Simple, rapid and effective preservation and reactivation of anaerobic ammonium oxidizing bacterium Candidatus Brocadia sinica

• Published in: Water research (Oxford) Vol. 57; pp. 215 - 222
• Main Authors: ALI, Muhammad, OSHIKI, Mamoru, OKABE, Satoshi
• Format: Journal Article
• Language: English
• Published: Kidlington Elsevier 01.06.2014
• Subjects: Activation; Alginates - metabolism; Ammonia - metabolism; Anaerobic processes; Applied sciences; Bacteria; Bacteria, Anaerobic - genetics; Bacteria, Anaerobic - isolation & purification; Bacteria, Anaerobic - physiology; Bacterial Proteins - genetics; Bacterial Proteins - metabolism; Biological and medical sciences; Biological treatment of waters; Biomass; Biotechnology; Environment and pollution; Exact sciences and technology; Fundamental and applied biological sciences. Psychology; General purification processes; Genes; Glucuronic Acid - metabolism; Hexuronic Acids - metabolism; Industrial applications and implications.

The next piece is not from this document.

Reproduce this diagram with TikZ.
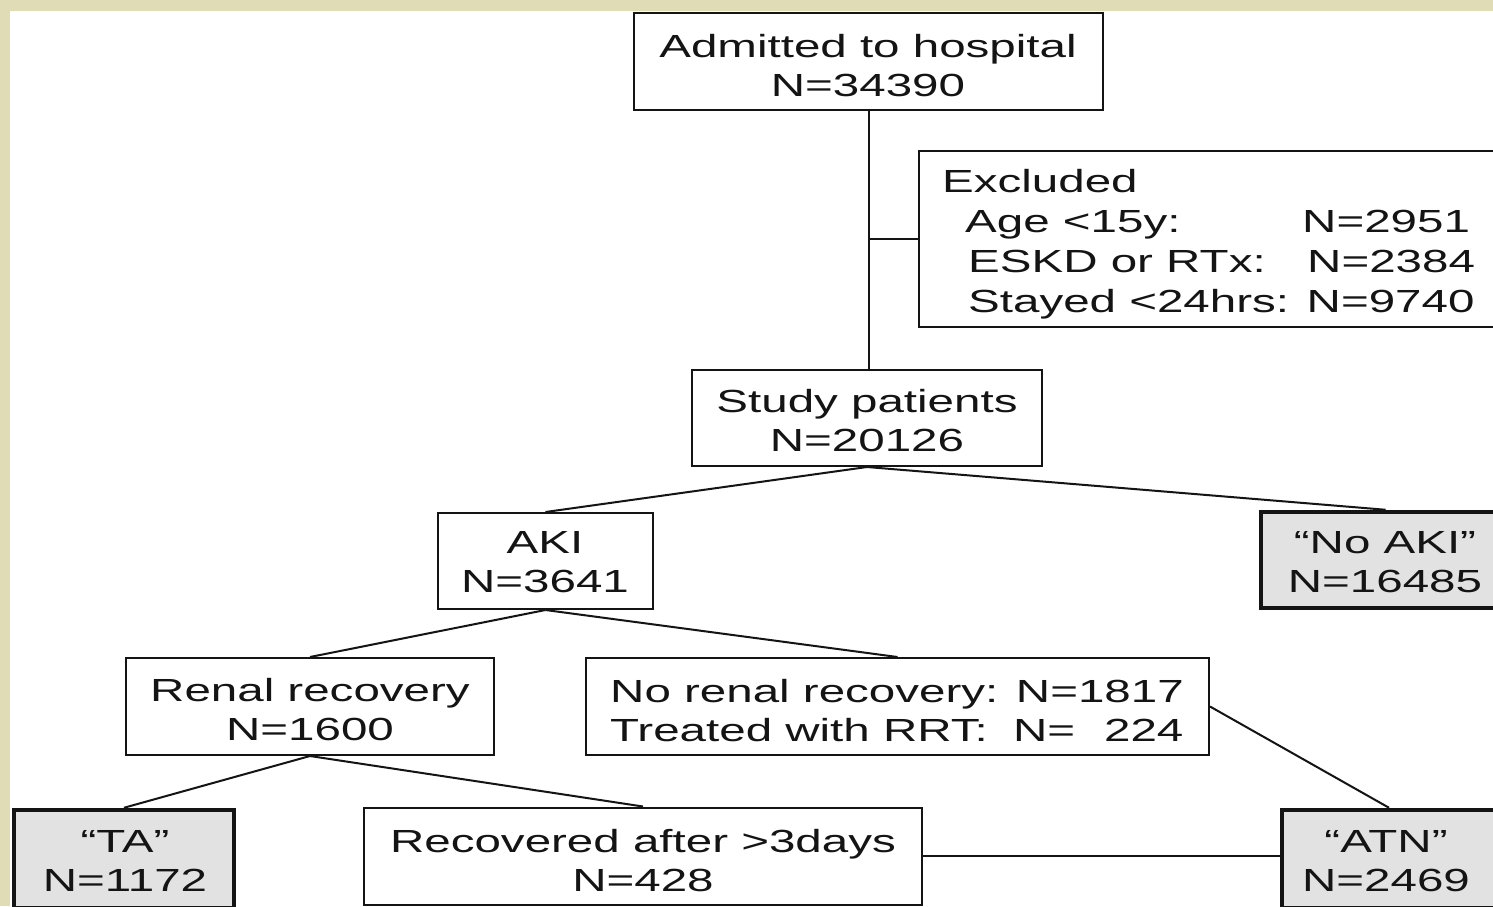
\documentclass[tikz,border=0pt]{standalone}
\usepackage{fontspec}
\setmainfont{Liberation Sans}
\usepackage{graphicx}
\usetikzlibrary{calc}
\definecolor{frame}{RGB}{224,220,181}
\definecolor{shade}{RGB}{226,226,226}
\definecolor{ink}{RGB}{20,20,20}
% text is set wide: Arial-like letters stretched horizontally
\newcommand{\wx}[1]{\scalebox{1.485}[1]{#1}}
\newcommand{\twolines}[2]{\wx{\begin{tabular}[b]{@{}c@{}}#1\\#2\end{tabular}}}

\begin{document}
\begin{tikzpicture}[x=1pt,y=-1pt,
  box/.style={draw=ink, line width=2pt, fill=white, inner sep=0pt, rectangle},
  keybox/.style={draw=ink, line width=4.5pt, fill=shade, inner sep=0pt, rectangle},
  txt/.style={inner sep=0pt, font=\fontsize{32}{39}\selectfont, anchor=base, text=ink},
  lefttxt/.style={txt, anchor=base west},
  link/.style={draw=ink, line width=2pt}]

\useasboundingbox (0,0) rectangle (1493,906);
\fill[frame] (0,0) rectangle (1493,906);
\fill[white] (10,11) rectangle (1493,906);
\clip (0,0) rectangle (1493,906);

% boxes
\node[box, minimum width=469pt, minimum height=97pt] (adm) at (868.5,61.5) {};
\node[box, minimum width=601pt, minimum height=176pt] (exc) at (1219.5,239) {};
\node[box, minimum width=350pt, minimum height=96pt] (study) at (867,418) {};
\node[box, minimum width=215pt, minimum height=96pt] (aki) at (545.5,561) {};
\node[keybox, minimum width=249pt, minimum height=96pt] (noaki) at (1385.5,560) {};
\node[box, minimum width=368pt, minimum height=97pt] (renal) at (310,706.5) {};
\node[box, minimum width=623pt, minimum height=97pt] (norenal) at (897.5,706.5) {};
\node[keybox, minimum width=220pt, minimum height=98pt] (ta) at (124,859) {};
\node[box, minimum width=558pt, minimum height=97pt] (rec) at (643,856) {};
\node[keybox, minimum width=214pt, minimum height=98pt] (atn) at (1389,859) {};

% texts
\node[txt] (admT) at (868,96) {\twolines{Admitted to hospital}{N=34390}};
\node[txt] (studyT) at (867,451) {\twolines{Study patients}{N=20126}};
\node[txt] (akiT) at (545,592.5) {\twolines{AKI}{N=3641}};
\node[txt] (noakiT) at (1385,592.5) {\twolines{“No AKI”}{N=16485}};
\node[txt] (renalT) at (310,740) {\twolines{Renal recovery}{N=1600}};
\node[txt] (recT) at (643,891) {\twolines{Recovered after >3days}{N=428}};
\node[txt] (taT) at (125,891) {\twolines{“TA”}{N=1172}};
\node[txt] (atnT) at (1386,891) {\twolines{“ATN”}{N=2469}};

\node[lefttxt] (norenalT) at (610,741) {\wx{\begin{tabular}[b]{@{}l@{}}No renal recovery: N=1817\\Treated with RRT:\hspace{17pt}N=\hspace{19.5pt}224\end{tabular}}};

\node[lefttxt] (excT) at (942,192) {\wx{Excluded}};
\node[lefttxt] (ageT) at (965,232) {\wx{Age <15y:}};
\node[lefttxt] (ageN) at (1302,232) {\wx{N=2951}};
\node[lefttxt] (eskdT) at (968,272) {\wx{ESKD or RTx:}};
\node[lefttxt] (eskdN) at (1307,272) {\wx{N=2384}};
\node[lefttxt] (stayT) at (968,312) {\wx{Stayed <24hrs: N=9740}};

% connectors
\draw[link] (adm.south) -- (adm.south |- study.north);
\coordinate (excJoin) at (exc.west -| adm.south);
\draw[link] (exc.west) -- (excJoin);
\draw[link] (study.south) -- (aki.north);
\draw[link] (study.south) -- (noaki.north);
\draw[link] (aki.south) -- (renal.north);
\draw[link] (aki.south) -- (norenal.north);
\draw[link] (norenal.east) -- (atn.north);
\draw[link] (renal.south) -- (ta.north);
\draw[link] (renal.south) -- (rec.north);
\draw[link] (rec.east) -- (rec.east -| atn.west);
\end{tikzpicture}
\end{document}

Economical aspects; Molybdates; Molybdenum - chemistry; Nitrogen - metabolism; Nutrients; Oxidation; Oxidation-Reduction; Planctomycetales - genetics; Planctomycetales - isolation & purification; Planctomycetales - physiology; Pollution; Polyvinyl Alcohol - metabolism; Preservation; Preservation, Biological - methods; Real-Time Polymerase Chain Reaction; Time Factors; Wastewaters; Water treatment and pollution; Reactor start-up; Water treatment; Ammonium; Anammox process; Nitrogen compounds; Immobilization; Preservation of anammox biomass; Start-up of anammox reactor; Microbial biomass; Biological purification; Enzymatic activity; Anaerobe; Cryopreservation; hzsA gene expression; Bacteria; Oxidation; Waste water purification; Entrapped microorganism
• ISSN: 0043-1354; 1879-2448
• DOI: 10.1016/j.watres.2014.03.036

It is still the biggest challenge to secure enough seeding biomass for rapid start-up of full-scale (anaerobic ammonium oxidation) anammox processes due to slow growth. Preservation of active anammox biomass could be one of the solutions. In this study, biomass of anammox bacterium, "Candidatus Brocadia sinica", immersed in various nutrient media were preserved at -80 °C, 4 °C and room temperature. After 45, 90 and 150 days of preservation, specific anammox activity (SAA) of the preserved anammox biomass was determined by measuring (29)N2 production rate and transcription levels of hzsA gene encoding hydrazine synthase alpha subunit. Storage in nutrient medium containing 3 mM of molybdate at room temperature with periodical (every 45 days) supply of NH4(+) and NO2(-) was proved to be the most effective storage technique for "Ca. Brocadia sinica" biomass. Using this preservation condition, 96, 92 and 65% of the initial SAA was sustained after 45, 90 and 150 days of storage, respectively. Transcription levels of hzsA gene in biomass correlated with the SAA (R(2) = 0.83), indicating it can be used as a genetic marker to evaluate the anammox activity of preserved biomass. Furthermore, the 90-day-stored biomass was successfully reactivated by immobilizing in polyvinyl alcohol (6%, w/v) and sodium alginate (2%, w/v) gel and then inoculated to up-flow column reactors. Total nitrogen removal rates rapidly increased to 7 kg-N m(-3) d(-1) within 35 days of operation. Based on these results, the room temperature preservation with molybdate addition is simple, cost-effective and feasible at a practical scale, which will accelerate the practical use of anammox process for wastewater treatment.